▸ Instructions for the task:
Retype nothing but the lines from the start of the material up to and including the line with "fitted_level = 134.1". Pictures don't belong in the copy.

▸ Given information:
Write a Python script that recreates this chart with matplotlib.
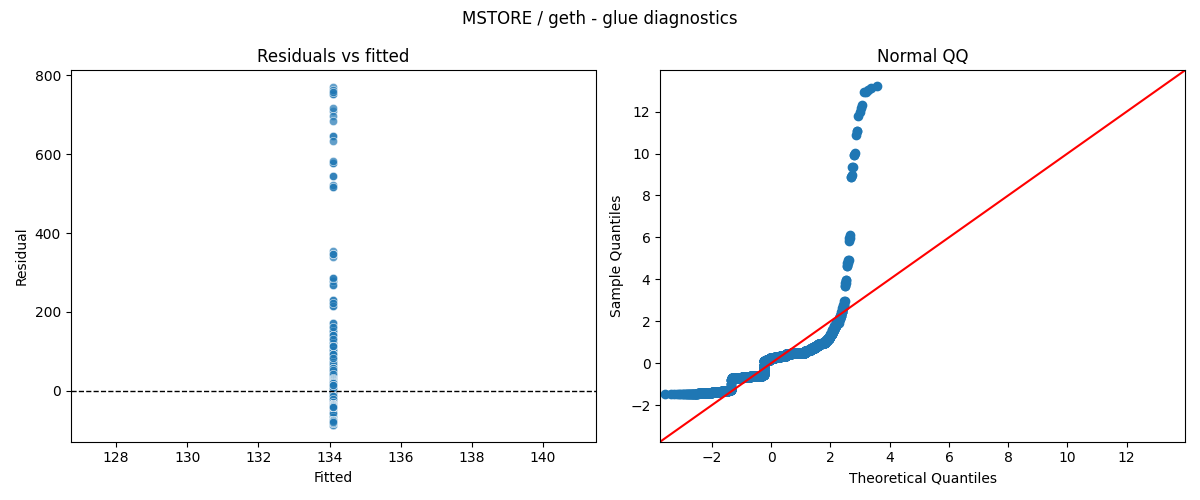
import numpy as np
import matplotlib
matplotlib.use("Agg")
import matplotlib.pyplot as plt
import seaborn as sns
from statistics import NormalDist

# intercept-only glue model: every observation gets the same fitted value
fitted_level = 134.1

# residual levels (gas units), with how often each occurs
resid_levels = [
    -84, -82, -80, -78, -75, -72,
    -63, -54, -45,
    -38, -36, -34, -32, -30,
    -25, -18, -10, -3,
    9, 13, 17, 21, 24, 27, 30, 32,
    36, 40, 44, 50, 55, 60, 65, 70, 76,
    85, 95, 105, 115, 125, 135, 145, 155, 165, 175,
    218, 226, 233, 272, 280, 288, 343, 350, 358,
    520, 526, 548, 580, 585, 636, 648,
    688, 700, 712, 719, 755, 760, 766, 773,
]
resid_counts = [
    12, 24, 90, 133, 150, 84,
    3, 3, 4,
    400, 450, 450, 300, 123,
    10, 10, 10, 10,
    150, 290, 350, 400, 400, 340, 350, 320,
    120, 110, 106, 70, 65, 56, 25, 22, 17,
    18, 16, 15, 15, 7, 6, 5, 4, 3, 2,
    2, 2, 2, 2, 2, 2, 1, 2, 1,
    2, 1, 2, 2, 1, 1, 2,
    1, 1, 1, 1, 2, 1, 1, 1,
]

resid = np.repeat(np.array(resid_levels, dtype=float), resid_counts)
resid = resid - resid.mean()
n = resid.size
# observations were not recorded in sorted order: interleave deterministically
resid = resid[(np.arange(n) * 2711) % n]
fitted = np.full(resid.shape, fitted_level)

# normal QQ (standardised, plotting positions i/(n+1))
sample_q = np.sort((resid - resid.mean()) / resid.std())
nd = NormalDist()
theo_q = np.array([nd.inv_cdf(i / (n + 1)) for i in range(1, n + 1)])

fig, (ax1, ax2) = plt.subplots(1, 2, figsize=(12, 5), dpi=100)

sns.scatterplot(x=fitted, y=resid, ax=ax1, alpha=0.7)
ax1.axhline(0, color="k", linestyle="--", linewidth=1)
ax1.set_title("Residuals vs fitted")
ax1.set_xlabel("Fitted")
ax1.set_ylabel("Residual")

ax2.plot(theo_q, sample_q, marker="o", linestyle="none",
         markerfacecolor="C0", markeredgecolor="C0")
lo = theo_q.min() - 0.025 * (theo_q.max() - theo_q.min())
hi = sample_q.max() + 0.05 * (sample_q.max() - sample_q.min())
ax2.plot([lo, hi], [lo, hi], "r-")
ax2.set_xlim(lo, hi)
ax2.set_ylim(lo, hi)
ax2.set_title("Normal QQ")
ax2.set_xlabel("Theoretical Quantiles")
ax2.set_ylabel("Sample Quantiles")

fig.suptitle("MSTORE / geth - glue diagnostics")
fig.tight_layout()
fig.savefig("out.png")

▸ The output:
Write a Python script that recreates this chart with matplotlib.
import numpy as np
import matplotlib
matplotlib.use("Agg")
import matplotlib.pyplot as plt
import seaborn as sns
from statistics import NormalDist

# intercept-only glue model: every observation gets the same fitted value
fitted_level = 134.1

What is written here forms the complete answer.